People get drawn into relationships through conversations that start out innocently enough, but grow deeper over time. The internet is a place where people can be whomever they want, so a fantasy created online can become very real in a person's life.
Online dating has increased exponentially over the last few years. From PrivacyRights.org:
Online dating is a growing industry in the United States, increasing in popularity and profits every year. An estimated 40 million Americans have tried online dating and dating sites will collectively gross $2 billion in 2012. The proliferation of dating sites has become a cultural phenomenon as millions of users flock to find romantic partners online.

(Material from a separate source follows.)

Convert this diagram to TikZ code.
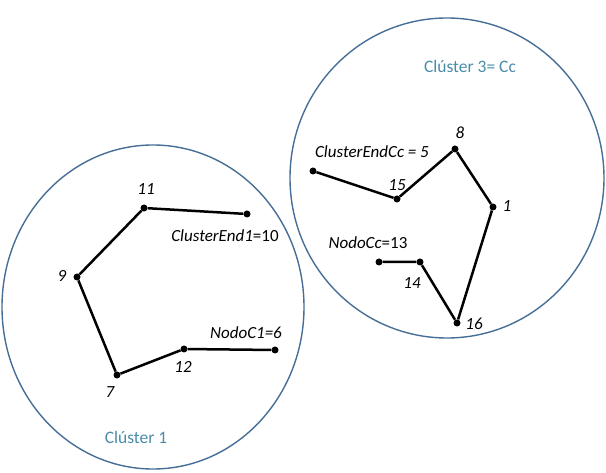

Although it is not clear whether Te'o is the victim of an online hoax, or that he perpetuated the hoax for some reason, is unknown to anyone at this point. Notre Dame's athletic director expressed in a press conference that Te'o discovered the hoax on December 26, 2012 and reported it to the school. The school enlisted the help of investigators and those investigators found the people responsible for the hoax.
Undoubtedly this story leaves more questions than answers.